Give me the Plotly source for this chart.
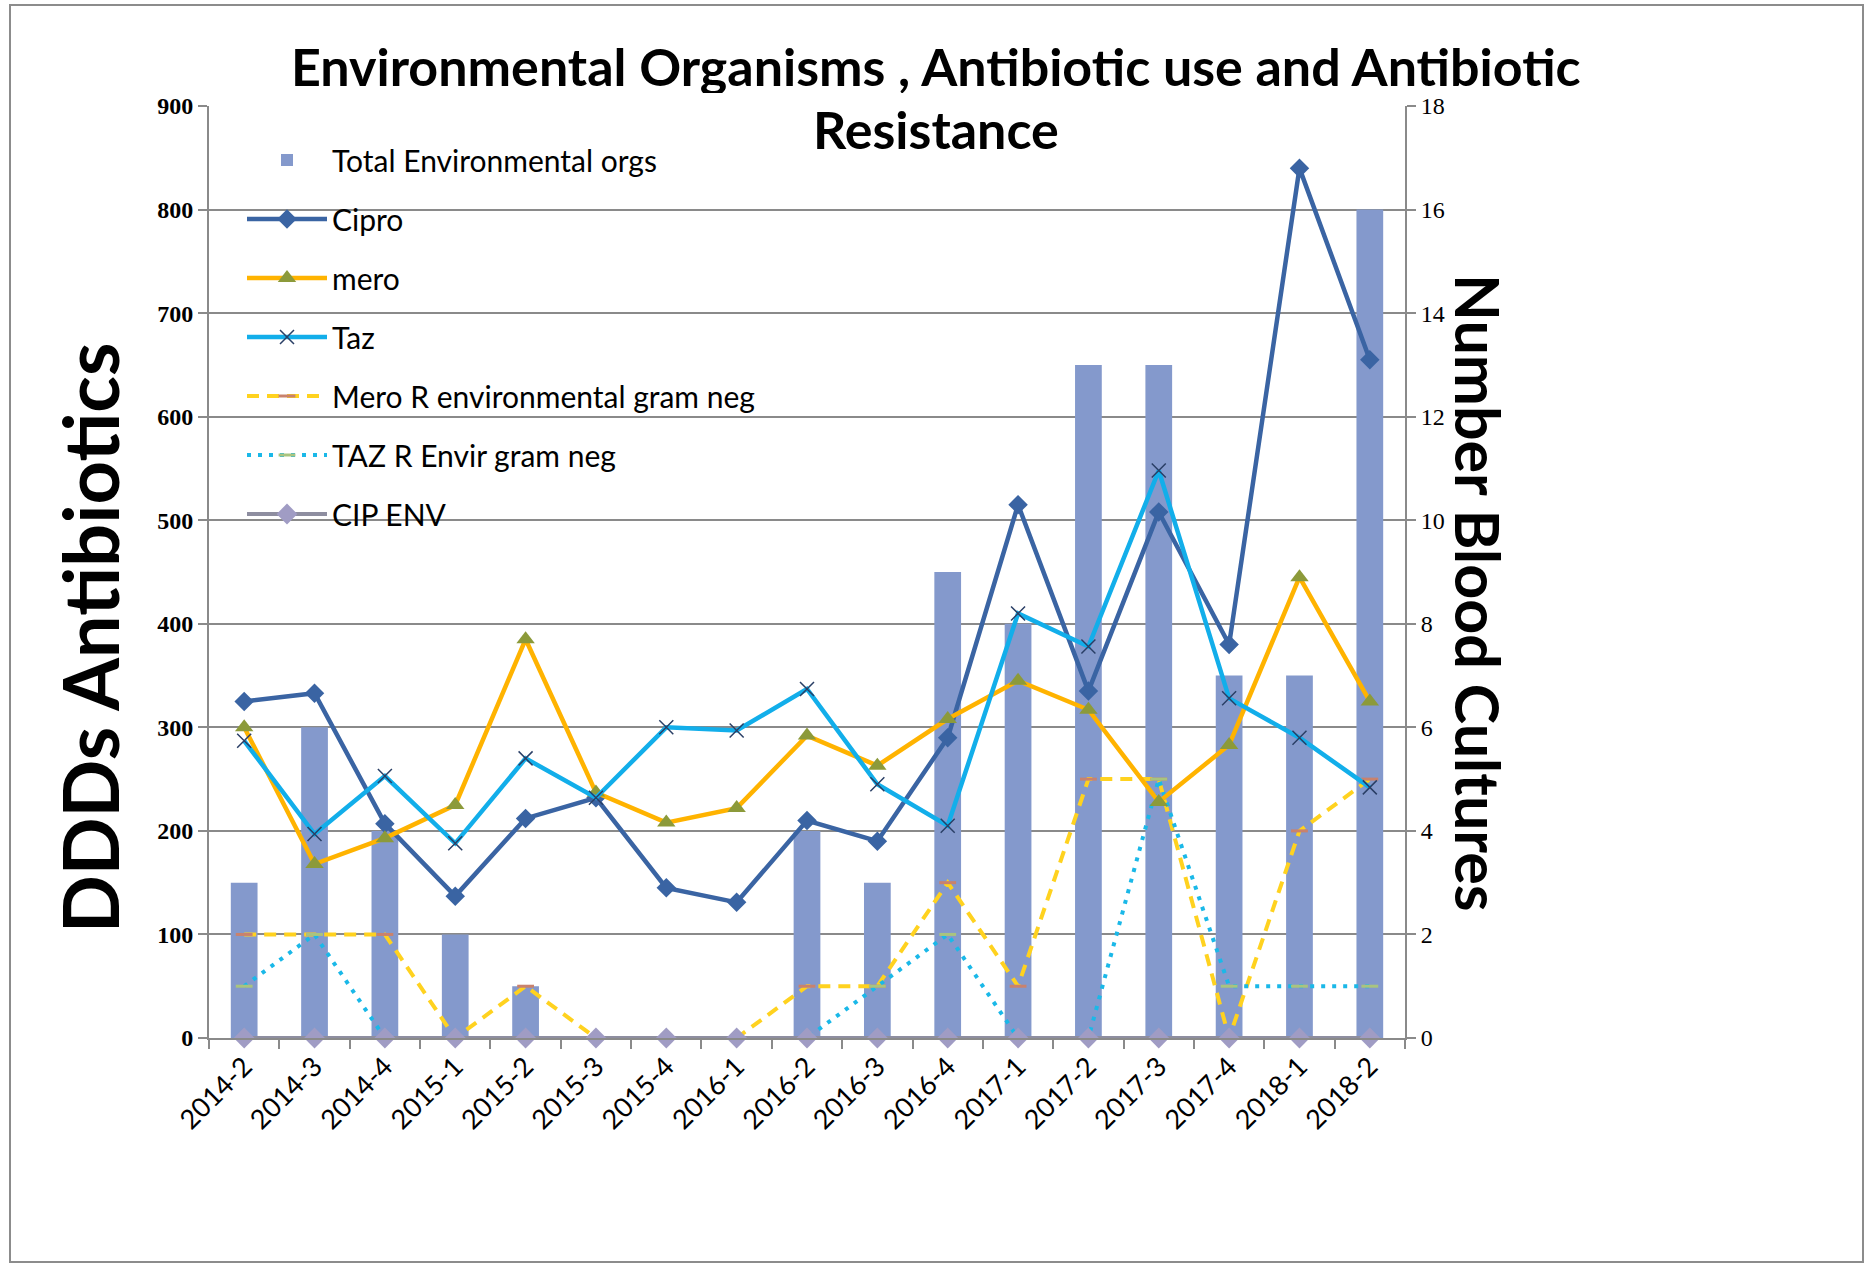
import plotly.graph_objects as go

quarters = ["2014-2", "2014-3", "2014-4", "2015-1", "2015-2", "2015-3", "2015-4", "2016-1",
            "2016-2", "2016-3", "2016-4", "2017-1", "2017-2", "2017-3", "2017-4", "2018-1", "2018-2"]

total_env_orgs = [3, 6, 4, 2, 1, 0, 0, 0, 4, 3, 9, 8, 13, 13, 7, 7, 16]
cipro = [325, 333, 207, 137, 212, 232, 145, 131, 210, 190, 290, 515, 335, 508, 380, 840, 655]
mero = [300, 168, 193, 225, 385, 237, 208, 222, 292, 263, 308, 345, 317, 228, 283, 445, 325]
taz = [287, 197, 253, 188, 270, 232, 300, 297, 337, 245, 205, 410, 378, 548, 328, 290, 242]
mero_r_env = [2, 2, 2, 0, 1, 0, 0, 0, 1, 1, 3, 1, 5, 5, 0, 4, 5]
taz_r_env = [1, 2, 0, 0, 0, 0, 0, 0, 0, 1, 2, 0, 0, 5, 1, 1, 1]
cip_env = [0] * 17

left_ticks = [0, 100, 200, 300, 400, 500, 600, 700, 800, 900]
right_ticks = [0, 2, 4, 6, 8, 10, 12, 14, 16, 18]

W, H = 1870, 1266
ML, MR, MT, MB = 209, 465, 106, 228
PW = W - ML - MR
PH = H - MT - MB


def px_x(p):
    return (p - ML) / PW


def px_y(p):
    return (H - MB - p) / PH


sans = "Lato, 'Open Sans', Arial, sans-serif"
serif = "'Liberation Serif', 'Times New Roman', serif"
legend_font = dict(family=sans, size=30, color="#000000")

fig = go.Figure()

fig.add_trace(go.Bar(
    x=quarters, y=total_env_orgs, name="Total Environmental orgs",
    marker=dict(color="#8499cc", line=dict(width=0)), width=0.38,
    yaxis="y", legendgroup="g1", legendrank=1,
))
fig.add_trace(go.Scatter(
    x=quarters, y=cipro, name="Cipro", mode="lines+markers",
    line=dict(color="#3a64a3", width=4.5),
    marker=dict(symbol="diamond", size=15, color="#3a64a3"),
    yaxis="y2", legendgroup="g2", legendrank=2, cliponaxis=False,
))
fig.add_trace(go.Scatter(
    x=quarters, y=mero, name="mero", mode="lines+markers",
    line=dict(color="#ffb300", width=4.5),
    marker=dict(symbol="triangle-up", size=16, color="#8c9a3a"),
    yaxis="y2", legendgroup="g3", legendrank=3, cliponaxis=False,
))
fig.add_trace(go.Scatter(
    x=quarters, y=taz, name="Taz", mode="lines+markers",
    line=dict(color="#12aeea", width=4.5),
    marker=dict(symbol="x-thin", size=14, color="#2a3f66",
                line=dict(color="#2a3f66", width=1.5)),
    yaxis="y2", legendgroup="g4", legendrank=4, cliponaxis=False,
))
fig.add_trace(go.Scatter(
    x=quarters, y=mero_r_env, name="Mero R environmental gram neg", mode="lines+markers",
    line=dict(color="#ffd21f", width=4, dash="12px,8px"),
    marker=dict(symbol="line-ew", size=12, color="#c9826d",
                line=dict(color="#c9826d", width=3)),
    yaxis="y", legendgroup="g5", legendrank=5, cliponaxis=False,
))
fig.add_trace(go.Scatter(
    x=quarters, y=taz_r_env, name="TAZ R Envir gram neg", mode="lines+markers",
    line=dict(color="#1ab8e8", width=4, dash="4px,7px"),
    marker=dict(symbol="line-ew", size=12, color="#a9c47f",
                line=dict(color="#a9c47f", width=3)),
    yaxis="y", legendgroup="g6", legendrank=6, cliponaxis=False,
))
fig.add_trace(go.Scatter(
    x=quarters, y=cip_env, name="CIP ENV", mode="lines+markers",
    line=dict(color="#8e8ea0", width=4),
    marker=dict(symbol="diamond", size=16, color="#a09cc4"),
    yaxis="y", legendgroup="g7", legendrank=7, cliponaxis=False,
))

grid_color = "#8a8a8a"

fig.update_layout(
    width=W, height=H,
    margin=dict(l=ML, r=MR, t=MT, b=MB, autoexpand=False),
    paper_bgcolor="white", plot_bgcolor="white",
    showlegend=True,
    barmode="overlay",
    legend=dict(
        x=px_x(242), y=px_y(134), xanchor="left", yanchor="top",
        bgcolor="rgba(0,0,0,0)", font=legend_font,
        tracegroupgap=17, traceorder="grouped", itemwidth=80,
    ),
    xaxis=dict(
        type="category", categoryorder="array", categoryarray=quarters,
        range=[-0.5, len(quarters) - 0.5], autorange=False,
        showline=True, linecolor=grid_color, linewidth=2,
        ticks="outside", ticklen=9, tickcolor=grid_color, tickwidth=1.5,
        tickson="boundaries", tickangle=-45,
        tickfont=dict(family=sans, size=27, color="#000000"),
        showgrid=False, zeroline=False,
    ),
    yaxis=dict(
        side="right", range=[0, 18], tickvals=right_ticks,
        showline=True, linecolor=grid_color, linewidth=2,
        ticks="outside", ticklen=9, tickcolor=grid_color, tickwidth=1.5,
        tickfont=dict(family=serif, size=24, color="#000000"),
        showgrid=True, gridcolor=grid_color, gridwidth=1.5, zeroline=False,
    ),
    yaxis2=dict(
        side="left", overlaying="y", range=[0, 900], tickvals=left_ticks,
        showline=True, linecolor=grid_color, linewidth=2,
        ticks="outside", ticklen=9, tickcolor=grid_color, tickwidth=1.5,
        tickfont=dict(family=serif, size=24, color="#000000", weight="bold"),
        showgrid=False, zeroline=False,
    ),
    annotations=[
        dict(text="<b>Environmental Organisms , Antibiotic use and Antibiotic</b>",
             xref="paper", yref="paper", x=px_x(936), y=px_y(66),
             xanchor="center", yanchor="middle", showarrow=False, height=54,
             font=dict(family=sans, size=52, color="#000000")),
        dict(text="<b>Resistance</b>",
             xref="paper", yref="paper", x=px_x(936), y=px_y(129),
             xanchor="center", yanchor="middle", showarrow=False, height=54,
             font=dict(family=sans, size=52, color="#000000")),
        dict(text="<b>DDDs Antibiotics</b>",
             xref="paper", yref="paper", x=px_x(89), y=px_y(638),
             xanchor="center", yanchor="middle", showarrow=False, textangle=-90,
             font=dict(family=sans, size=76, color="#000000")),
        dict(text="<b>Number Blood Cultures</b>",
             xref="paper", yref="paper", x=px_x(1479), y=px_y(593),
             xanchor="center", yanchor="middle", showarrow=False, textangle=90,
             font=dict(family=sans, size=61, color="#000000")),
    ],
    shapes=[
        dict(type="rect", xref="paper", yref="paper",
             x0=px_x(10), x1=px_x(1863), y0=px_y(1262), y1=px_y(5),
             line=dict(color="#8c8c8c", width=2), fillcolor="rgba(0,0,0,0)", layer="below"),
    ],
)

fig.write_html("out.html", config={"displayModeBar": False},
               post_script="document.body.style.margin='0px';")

* * * * * * *

▸ **WHAT TO WORK ON**
Quote everything in the listing above exactly; pictures are the only thing to omit.

▸ **OUTPUT FOR THIS EXERCISE**
Give me the Plotly source for this chart.
import plotly.graph_objects as go

quarters = ["2014-2", "2014-3", "2014-4", "2015-1", "2015-2", "2015-3", "2015-4", "2016-1",
            "2016-2", "2016-3", "2016-4", "2017-1", "2017-2", "2017-3", "2017-4", "2018-1", "2018-2"]

total_env_orgs = [3, 6, 4, 2, 1, 0, 0, 0, 4, 3, 9, 8, 13, 13, 7, 7, 16]
cipro = [325, 333, 207, 137, 212, 232, 145, 131, 210, 190, 290, 515, 335, 508, 380, 840, 655]
mero = [300, 168, 193, 225, 385, 237, 208, 222, 292, 263, 308, 345, 317, 228, 283, 445, 325]
taz = [287, 197, 253, 188, 270, 232, 300, 297, 337, 245, 205, 410, 378, 548, 328, 290, 242]
mero_r_env = [2, 2, 2, 0, 1, 0, 0, 0, 1, 1, 3, 1, 5, 5, 0, 4, 5]
taz_r_env = [1, 2, 0, 0, 0, 0, 0, 0, 0, 1, 2, 0, 0, 5, 1, 1, 1]
cip_env = [0] * 17

left_ticks = [0, 100, 200, 300, 400, 500, 600, 700, 800, 900]
right_ticks = [0, 2, 4, 6, 8, 10, 12, 14, 16, 18]

W, H = 1870, 1266
ML, MR, MT, MB = 209, 465, 106, 228
PW = W - ML - MR
PH = H - MT - MB


def px_x(p):
    return (p - ML) / PW


def px_y(p):
    return (H - MB - p) / PH


sans = "Lato, 'Open Sans', Arial, sans-serif"
serif = "'Liberation Serif', 'Times New Roman', serif"
legend_font = dict(family=sans, size=30, color="#000000")

fig = go.Figure()

fig.add_trace(go.Bar(
    x=quarters, y=total_env_orgs, name="Total Environmental orgs",
    marker=dict(color="#8499cc", line=dict(width=0)), width=0.38,
    yaxis="y", legendgroup="g1", legendrank=1,
))
fig.add_trace(go.Scatter(
    x=quarters, y=cipro, name="Cipro", mode="lines+markers",
    line=dict(color="#3a64a3", width=4.5),
    marker=dict(symbol="diamond", size=15, color="#3a64a3"),
    yaxis="y2", legendgroup="g2", legendrank=2, cliponaxis=False,
))
fig.add_trace(go.Scatter(
    x=quarters, y=mero, name="mero", mode="lines+markers",
    line=dict(color="#ffb300", width=4.5),
    marker=dict(symbol="triangle-up", size=16, color="#8c9a3a"),
    yaxis="y2", legendgroup="g3", legendrank=3, cliponaxis=False,
))
fig.add_trace(go.Scatter(
    x=quarters, y=taz, name="Taz", mode="lines+markers",
    line=dict(color="#12aeea", width=4.5),
    marker=dict(symbol="x-thin", size=14, color="#2a3f66",
                line=dict(color="#2a3f66", width=1.5)),
    yaxis="y2", legendgroup="g4", legendrank=4, cliponaxis=False,
))
fig.add_trace(go.Scatter(
    x=quarters, y=mero_r_env, name="Mero R environmental gram neg", mode="lines+markers",
    line=dict(color="#ffd21f", width=4, dash="12px,8px"),
    marker=dict(symbol="line-ew", size=12, color="#c9826d",
                line=dict(color="#c9826d", width=3)),
    yaxis="y", legendgroup="g5", legendrank=5, cliponaxis=False,
))
fig.add_trace(go.Scatter(
    x=quarters, y=taz_r_env, name="TAZ R Envir gram neg", mode="lines+markers",
    line=dict(color="#1ab8e8", width=4, dash="4px,7px"),
    marker=dict(symbol="line-ew", size=12, color="#a9c47f",
                line=dict(color="#a9c47f", width=3)),
    yaxis="y", legendgroup="g6", legendrank=6, cliponaxis=False,
))
fig.add_trace(go.Scatter(
    x=quarters, y=cip_env, name="CIP ENV", mode="lines+markers",
    line=dict(color="#8e8ea0", width=4),
    marker=dict(symbol="diamond", size=16, color="#a09cc4"),
    yaxis="y", legendgroup="g7", legendrank=7, cliponaxis=False,
))

grid_color = "#8a8a8a"

fig.update_layout(
    width=W, height=H,
    margin=dict(l=ML, r=MR, t=MT, b=MB, autoexpand=False),
    paper_bgcolor="white", plot_bgcolor="white",
    showlegend=True,
    barmode="overlay",
    legend=dict(
        x=px_x(242), y=px_y(134), xanchor="left", yanchor="top",
        bgcolor="rgba(0,0,0,0)", font=legend_font,
        tracegroupgap=17, traceorder="grouped", itemwidth=80,
    ),
    xaxis=dict(
        type="category", categoryorder="array", categoryarray=quarters,
        range=[-0.5, len(quarters) - 0.5], autorange=False,
        showline=True, linecolor=grid_color, linewidth=2,
        ticks="outside", ticklen=9, tickcolor=grid_color, tickwidth=1.5,
        tickson="boundaries", tickangle=-45,
        tickfont=dict(family=sans, size=27, color="#000000"),
        showgrid=False, zeroline=False,
    ),
    yaxis=dict(
        side="right", range=[0, 18], tickvals=right_ticks,
        showline=True, linecolor=grid_color, linewidth=2,
        ticks="outside", ticklen=9, tickcolor=grid_color, tickwidth=1.5,
        tickfont=dict(family=serif, size=24, color="#000000"),
        showgrid=True, gridcolor=grid_color, gridwidth=1.5, zeroline=False,
    ),
    yaxis2=dict(
        side="left", overlaying="y", range=[0, 900], tickvals=left_ticks,
        showline=True, linecolor=grid_color, linewidth=2,
        ticks="outside", ticklen=9, tickcolor=grid_color, tickwidth=1.5,
        tickfont=dict(family=serif, size=24, color="#000000", weight="bold"),
        showgrid=False, zeroline=False,
    ),
    annotations=[
        dict(text="<b>Environmental Organisms , Antibiotic use and Antibiotic</b>",
             xref="paper", yref="paper", x=px_x(936), y=px_y(66),
             xanchor="center", yanchor="middle", showarrow=False, height=54,
             font=dict(family=sans, size=52, color="#000000")),
        dict(text="<b>Resistance</b>",
             xref="paper", yref="paper", x=px_x(936), y=px_y(129),
             xanchor="center", yanchor="middle", showarrow=False, height=54,
             font=dict(family=sans, size=52, color="#000000")),
        dict(text="<b>DDDs Antibiotics</b>",
             xref="paper", yref="paper", x=px_x(89), y=px_y(638),
             xanchor="center", yanchor="middle", showarrow=False, textangle=-90,
             font=dict(family=sans, size=76, color="#000000")),
        dict(text="<b>Number Blood Cultures</b>",
             xref="paper", yref="paper", x=px_x(1479), y=px_y(593),
             xanchor="center", yanchor="middle", showarrow=False, textangle=90,
             font=dict(family=sans, size=61, color="#000000")),
    ],
    shapes=[
        dict(type="rect", xref="paper", yref="paper",
             x0=px_x(10), x1=px_x(1863), y0=px_y(1262), y1=px_y(5),
             line=dict(color="#8c8c8c", width=2), fillcolor="rgba(0,0,0,0)", layer="below"),
    ],
)

fig.write_html("out.html", config={"displayModeBar": False},
               post_script="document.body.style.margin='0px';")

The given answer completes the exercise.